## Records:
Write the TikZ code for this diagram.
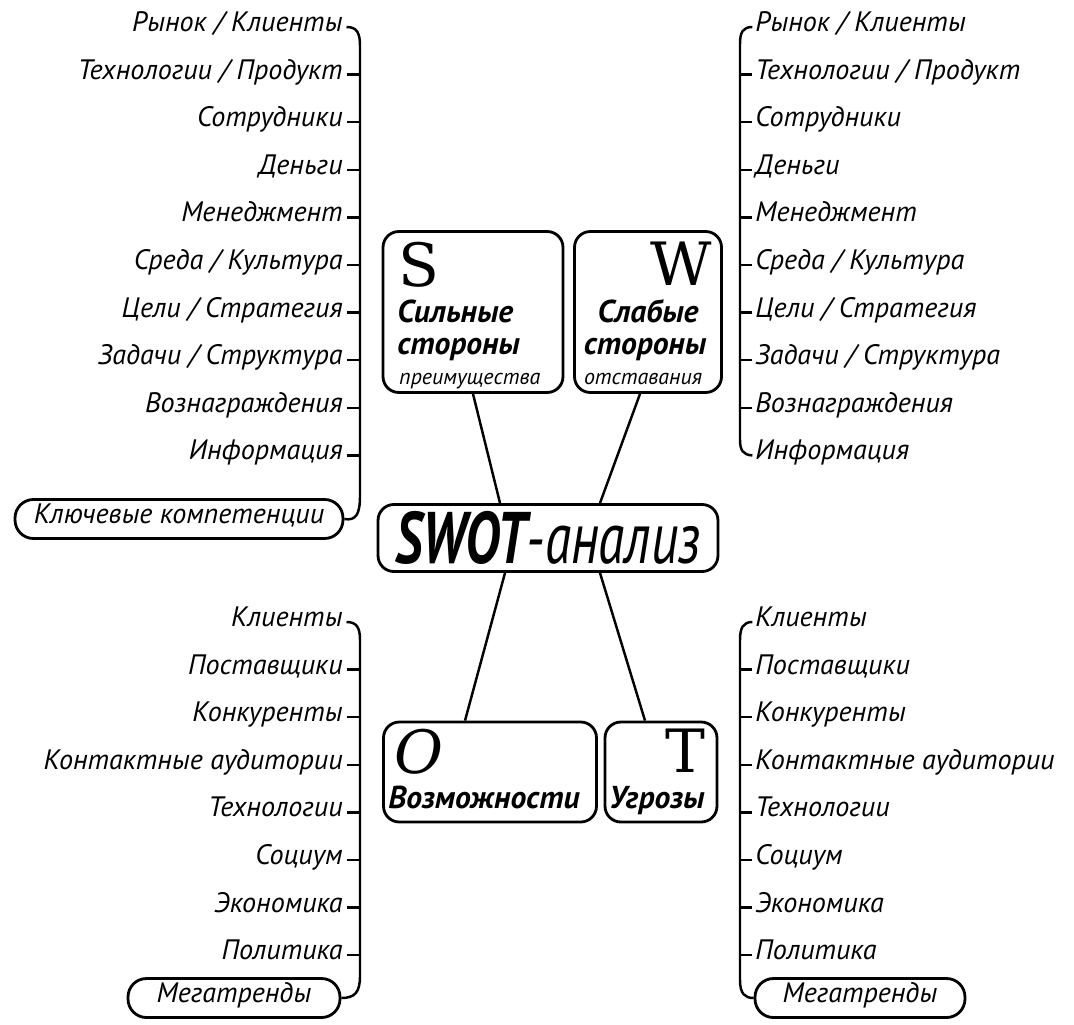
\documentclass[tikz,border=0pt]{standalone}
\usepackage{fontspec}
\setsansfont{PT Sans}
\newfontfamily\letterfont{DejaVu Serif}
\tikzset{
  item/.style={font=\sffamily\itshape\fontsize{16}{18}\selectfont, inner sep=0pt, text height=1.6ex, text depth=0.4ex},
  litem/.style={item, anchor=east},
  ritem/.style={item, anchor=west},
  quad/.style={draw, line width=1.6pt, rounded corners=9pt, inner sep=0pt},
  pill/.style={item, draw, line width=1.6pt, rounded corners=10.5pt, minimum height=0.78cm},
  letter/.style={font=\letterfont\fontsize{34}{34}\selectfont, inner sep=0pt, text depth=0pt},
  head/.style={font=\sffamily\bfseries\itshape\fontsize{18}{19}\selectfont, inner sep=0pt, text height=1.45ex, text depth=0.2ex},
  note/.style={font=\sffamily\itshape\fontsize{12.5}{14}\selectfont, inner sep=0pt, text height=1.5ex, text depth=0.3ex},
  wire/.style={line width=1.4pt}
}
\begin{document}
\begin{tikzpicture}[x=0.02cm, y=-0.02cm]
\useasboundingbox (0,0) rectangle (1074,1024);
\coordinate (barL) at (360,0);
\coordinate (barR) at (740,0);

% four boxes and the centre
\node[quad, minimum width=3.6cm, minimum height=3.22cm] (S) at (473,312) {};
\node[quad, minimum width=2.94cm, minimum height=3.22cm] (W) at (648,312) {};
\node[quad, minimum width=6.8cm, minimum height=1.34cm, font=\sffamily\itshape\fontsize{32}{32}\selectfont] (swot) at (548,538) {\scalebox{0.95}[1.3]{\textbf{SWOT}-анализ}};
\node[quad, minimum width=4.26cm, minimum height=2cm] (O) at (490,772) {};
\node[quad, minimum width=2.24cm, minimum height=2cm] (T) at (661,772) {};

\node[letter, anchor=north west] (s0) at (398,242) {S};
\node[head, anchor=west] (s1) at (397,318) {Сильные};
\node[head, anchor=west] (s2) at (397,350) {стороны};
\node[note, anchor=west] (s3) at (399,380) {преимущества};
\node[letter, anchor=north east] (w0) at (712,242) {W};
\node[head] (w1) at (648,318) {Слабые};
\node[head] (w2) at (645,350) {стороны};
\node[note] (w3) at (643,380) {отставания};
\node[letter, anchor=north west, font=\letterfont\itshape\fontsize{34}{34}\selectfont] (o0) at (394,729) {O};
\node[head, anchor=west] (o1) at (388,804) {Возможности};
\node[letter, anchor=north east] (t0) at (706,729) {T};
\node[head, anchor=west] (t1) at (609,804) {Угрозы};

\draw[wire] (S.south) -- ([xshift=-0.96cm]swot.north);
\draw[wire] ([xshift=-0.16cm]W.south) -- ([xshift=1.04cm]swot.north);
\draw[wire] ([xshift=-0.86cm]swot.south) -- ([xshift=-0.5cm]O.north);
\draw[wire] ([xshift=1.04cm]swot.south) -- ([xshift=-0.32cm]T.north);

% upper lists
\foreach \t [count=\i, evaluate=\i as \y using 27+(\i-1)*47.6] in
  {Рынок / Клиенты, Технологии / Продукт, Сотрудники, Деньги, Менеджмент,
   Среда / Культура, Цели / Стратегия, Задачи / Структура, Вознаграждения, Информация}
{
  \node[litem] (tl\i) at (343,\y) {\t};
  \node[ritem] (tr\i) at (755,\y) {\t};
}
\foreach \i in {2,...,10} \draw[wire] ([xshift=2pt]tl\i.east) -- (tl\i.east -| barL);
\foreach \i in {2,...,9} \draw[wire] ([xshift=-1.5pt]tr\i.west) -- (tr\i.west -| barR);

\node[pill, minimum width=6.56cm] (kc) at (179,519) {Ключевые компетенции};
\draw[wire] ([xshift=2pt]tl1.east) .. controls (357,27) and (360,33) .. (360,46)
  -- (360,496) .. controls (360,514) and (356,521) .. (kc.east);
\draw[wire] ([xshift=-1.5pt]tr1.west) .. controls (743,27) and (740,32) .. (740,44)
  -- (740,440) .. controls (740,450) and (743,455) .. ([xshift=-1.5pt]tr10.west);

% lower lists
\foreach \t [count=\i, evaluate=\i as \y using 622+(\i-1)*47.6] in
  {Клиенты, Поставщики, Конкуренты, Контактные аудитории, Технологии,
   Социум, Экономика, Политика}
{
  \node[litem] (bl\i) at (343,\y) {\t};
  \node[ritem] (br\i) at (755,\y) {\t};
}
\foreach \i in {2,...,8} {
  \draw[wire] ([xshift=2pt]bl\i.east) -- (bl\i.east -| barL);
  \draw[wire] ([xshift=-1.5pt]br\i.west) -- (br\i.west -| barR);
}

\node[pill, minimum width=4.24cm] (mtl) at (234,998) {Мегатренды};
\node[pill, minimum width=4.2cm] (mtr) at (860,998) {Мегатренды};
\draw[wire] ([xshift=2pt]bl1.east) .. controls (357,622) and (360,628) .. (360,640)
  -- (360,976) .. controls (360,992) and (355,998) .. (mtl.east);
\draw[wire] ([xshift=-1.5pt]br1.west) .. controls (743,622) and (740,628) .. (740,640)
  -- (740,980) .. controls (740,994) and (745,998) .. (mtr.west);
\end{tikzpicture}
\end{document}
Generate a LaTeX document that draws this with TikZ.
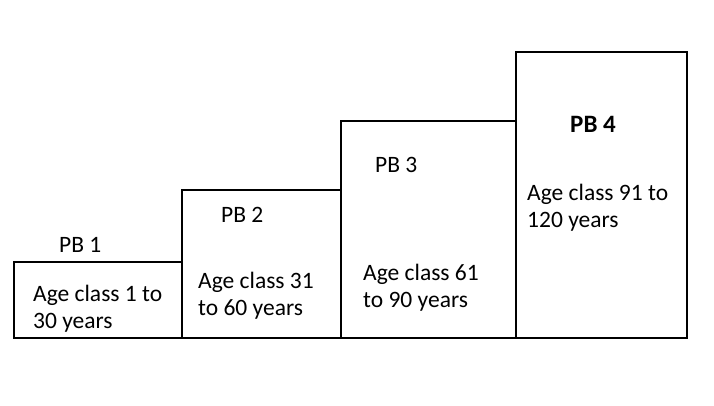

## The problem:
Pictures excluded, quote all the data above exactly.

## Solution to the problem:
Write the TikZ code for this diagram.
\documentclass[tikz,border=0pt]{standalone}
\usepackage{fontspec}
\setsansfont{PT Sans}
\newfontfamily\letterfont{DejaVu Serif}
\tikzset{
  item/.style={font=\sffamily\itshape\fontsize{16}{18}\selectfont, inner sep=0pt, text height=1.6ex, text depth=0.4ex},
  litem/.style={item, anchor=east},
  ritem/.style={item, anchor=west},
  quad/.style={draw, line width=1.6pt, rounded corners=9pt, inner sep=0pt},
  pill/.style={item, draw, line width=1.6pt, rounded corners=10.5pt, minimum height=0.78cm},
  letter/.style={font=\letterfont\fontsize{34}{34}\selectfont, inner sep=0pt, text depth=0pt},
  head/.style={font=\sffamily\bfseries\itshape\fontsize{18}{19}\selectfont, inner sep=0pt, text height=1.45ex, text depth=0.2ex},
  note/.style={font=\sffamily\itshape\fontsize{12.5}{14}\selectfont, inner sep=0pt, text height=1.5ex, text depth=0.3ex},
  wire/.style={line width=1.4pt}
}
\begin{document}
\begin{tikzpicture}[x=0.02cm, y=-0.02cm]
\useasboundingbox (0,0) rectangle (1074,1024);
\coordinate (barL) at (360,0);
\coordinate (barR) at (740,0);

% four boxes and the centre
\node[quad, minimum width=3.6cm, minimum height=3.22cm] (S) at (473,312) {};
\node[quad, minimum width=2.94cm, minimum height=3.22cm] (W) at (648,312) {};
\node[quad, minimum width=6.8cm, minimum height=1.34cm, font=\sffamily\itshape\fontsize{32}{32}\selectfont] (swot) at (548,538) {\scalebox{0.95}[1.3]{\textbf{SWOT}-анализ}};
\node[quad, minimum width=4.26cm, minimum height=2cm] (O) at (490,772) {};
\node[quad, minimum width=2.24cm, minimum height=2cm] (T) at (661,772) {};

\node[letter, anchor=north west] (s0) at (398,242) {S};
\node[head, anchor=west] (s1) at (397,318) {Сильные};
\node[head, anchor=west] (s2) at (397,350) {стороны};
\node[note, anchor=west] (s3) at (399,380) {преимущества};
\node[letter, anchor=north east] (w0) at (712,242) {W};
\node[head] (w1) at (648,318) {Слабые};
\node[head] (w2) at (645,350) {стороны};
\node[note] (w3) at (643,380) {отставания};
\node[letter, anchor=north west, font=\letterfont\itshape\fontsize{34}{34}\selectfont] (o0) at (394,729) {O};
\node[head, anchor=west] (o1) at (388,804) {Возможности};
\node[letter, anchor=north east] (t0) at (706,729) {T};
\node[head, anchor=west] (t1) at (609,804) {Угрозы};

\draw[wire] (S.south) -- ([xshift=-0.96cm]swot.north);
\draw[wire] ([xshift=-0.16cm]W.south) -- ([xshift=1.04cm]swot.north);
\draw[wire] ([xshift=-0.86cm]swot.south) -- ([xshift=-0.5cm]O.north);
\draw[wire] ([xshift=1.04cm]swot.south) -- ([xshift=-0.32cm]T.north);

% upper lists
\foreach \t [count=\i, evaluate=\i as \y using 27+(\i-1)*47.6] in
  {Рынок / Клиенты, Технологии / Продукт, Сотрудники, Деньги, Менеджмент,
   Среда / Культура, Цели / Стратегия, Задачи / Структура, Вознаграждения, Информация}
{
  \node[litem] (tl\i) at (343,\y) {\t};
  \node[ritem] (tr\i) at (755,\y) {\t};
}
\foreach \i in {2,...,10} \draw[wire] ([xshift=2pt]tl\i.east) -- (tl\i.east -| barL);
\foreach \i in {2,...,9} \draw[wire] ([xshift=-1.5pt]tr\i.west) -- (tr\i.west -| barR);

\node[pill, minimum width=6.56cm] (kc) at (179,519) {Ключевые компетенции};
\draw[wire] ([xshift=2pt]tl1.east) .. controls (357,27) and (360,33) .. (360,46)
  -- (360,496) .. controls (360,514) and (356,521) .. (kc.east);
\draw[wire] ([xshift=-1.5pt]tr1.west) .. controls (743,27) and (740,32) .. (740,44)
  -- (740,440) .. controls (740,450) and (743,455) .. ([xshift=-1.5pt]tr10.west);

% lower lists
\foreach \t [count=\i, evaluate=\i as \y using 622+(\i-1)*47.6] in
  {Клиенты, Поставщики, Конкуренты, Контактные аудитории, Технологии,
   Социум, Экономика, Политика}
{
  \node[litem] (bl\i) at (343,\y) {\t};
  \node[ritem] (br\i) at (755,\y) {\t};
}
\foreach \i in {2,...,8} {
  \draw[wire] ([xshift=2pt]bl\i.east) -- (bl\i.east -| barL);
  \draw[wire] ([xshift=-1.5pt]br\i.west) -- (br\i.west -| barR);
}

\node[pill, minimum width=4.24cm] (mtl) at (234,998) {Мегатренды};
\node[pill, minimum width=4.2cm] (mtr) at (860,998) {Мегатренды};
\draw[wire] ([xshift=2pt]bl1.east) .. controls (357,622) and (360,628) .. (360,640)
  -- (360,976) .. controls (360,992) and (355,998) .. (mtl.east);
\draw[wire] ([xshift=-1.5pt]br1.west) .. controls (743,622) and (740,628) .. (740,640)
  -- (740,980) .. controls (740,994) and (745,998) .. (mtr.west);
\end{tikzpicture}
\end{document}
Generate a LaTeX document that draws this with TikZ.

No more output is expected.